■ SET TASK: Omit all images. Write out the rest of the material exactly.

■ INFORMATION SUPPLIED:
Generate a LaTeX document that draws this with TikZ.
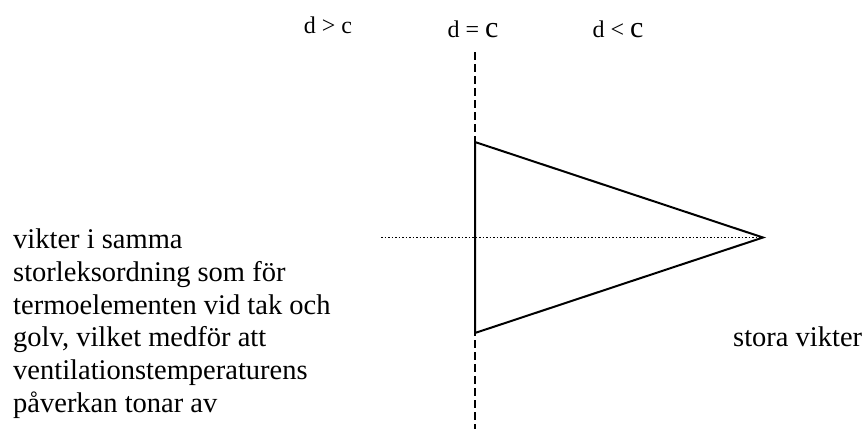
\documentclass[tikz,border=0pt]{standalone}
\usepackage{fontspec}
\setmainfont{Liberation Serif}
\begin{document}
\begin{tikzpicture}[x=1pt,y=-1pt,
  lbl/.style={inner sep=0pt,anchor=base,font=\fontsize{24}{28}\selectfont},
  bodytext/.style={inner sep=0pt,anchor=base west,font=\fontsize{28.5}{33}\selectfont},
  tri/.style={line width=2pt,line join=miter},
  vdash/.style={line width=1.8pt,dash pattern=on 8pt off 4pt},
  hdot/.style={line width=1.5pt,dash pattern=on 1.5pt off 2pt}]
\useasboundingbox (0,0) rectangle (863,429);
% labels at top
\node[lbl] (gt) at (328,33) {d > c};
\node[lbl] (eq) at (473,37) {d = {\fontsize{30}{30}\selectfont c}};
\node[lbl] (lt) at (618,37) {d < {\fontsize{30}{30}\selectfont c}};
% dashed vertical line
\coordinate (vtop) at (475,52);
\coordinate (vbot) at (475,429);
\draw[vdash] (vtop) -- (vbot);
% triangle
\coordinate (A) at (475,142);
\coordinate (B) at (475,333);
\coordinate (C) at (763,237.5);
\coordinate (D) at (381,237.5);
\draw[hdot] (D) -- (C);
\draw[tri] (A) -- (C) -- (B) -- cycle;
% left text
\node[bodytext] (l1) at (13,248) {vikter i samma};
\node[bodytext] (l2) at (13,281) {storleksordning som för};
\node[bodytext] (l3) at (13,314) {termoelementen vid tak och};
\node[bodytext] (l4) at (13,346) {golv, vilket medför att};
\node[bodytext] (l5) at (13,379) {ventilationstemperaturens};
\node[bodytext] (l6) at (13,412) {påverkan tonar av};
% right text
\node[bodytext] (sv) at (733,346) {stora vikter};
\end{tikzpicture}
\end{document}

■ FULL RESPONSE:
Generate a LaTeX document that draws this with TikZ.
\documentclass[tikz,border=0pt]{standalone}
\usepackage{fontspec}
\setmainfont{Liberation Serif}
\begin{document}
\begin{tikzpicture}[x=1pt,y=-1pt,
  lbl/.style={inner sep=0pt,anchor=base,font=\fontsize{24}{28}\selectfont},
  bodytext/.style={inner sep=0pt,anchor=base west,font=\fontsize{28.5}{33}\selectfont},
  tri/.style={line width=2pt,line join=miter},
  vdash/.style={line width=1.8pt,dash pattern=on 8pt off 4pt},
  hdot/.style={line width=1.5pt,dash pattern=on 1.5pt off 2pt}]
\useasboundingbox (0,0) rectangle (863,429);
% labels at top
\node[lbl] (gt) at (328,33) {d > c};
\node[lbl] (eq) at (473,37) {d = {\fontsize{30}{30}\selectfont c}};
\node[lbl] (lt) at (618,37) {d < {\fontsize{30}{30}\selectfont c}};
% dashed vertical line
\coordinate (vtop) at (475,52);
\coordinate (vbot) at (475,429);
\draw[vdash] (vtop) -- (vbot);
% triangle
\coordinate (A) at (475,142);
\coordinate (B) at (475,333);
\coordinate (C) at (763,237.5);
\coordinate (D) at (381,237.5);
\draw[hdot] (D) -- (C);
\draw[tri] (A) -- (C) -- (B) -- cycle;
% left text
\node[bodytext] (l1) at (13,248) {vikter i samma};
\node[bodytext] (l2) at (13,281) {storleksordning som för};
\node[bodytext] (l3) at (13,314) {termoelementen vid tak och};
\node[bodytext] (l4) at (13,346) {golv, vilket medför att};
\node[bodytext] (l5) at (13,379) {ventilationstemperaturens};
\node[bodytext] (l6) at (13,412) {påverkan tonar av};
% right text
\node[bodytext] (sv) at (733,346) {stora vikter};
\end{tikzpicture}
\end{document}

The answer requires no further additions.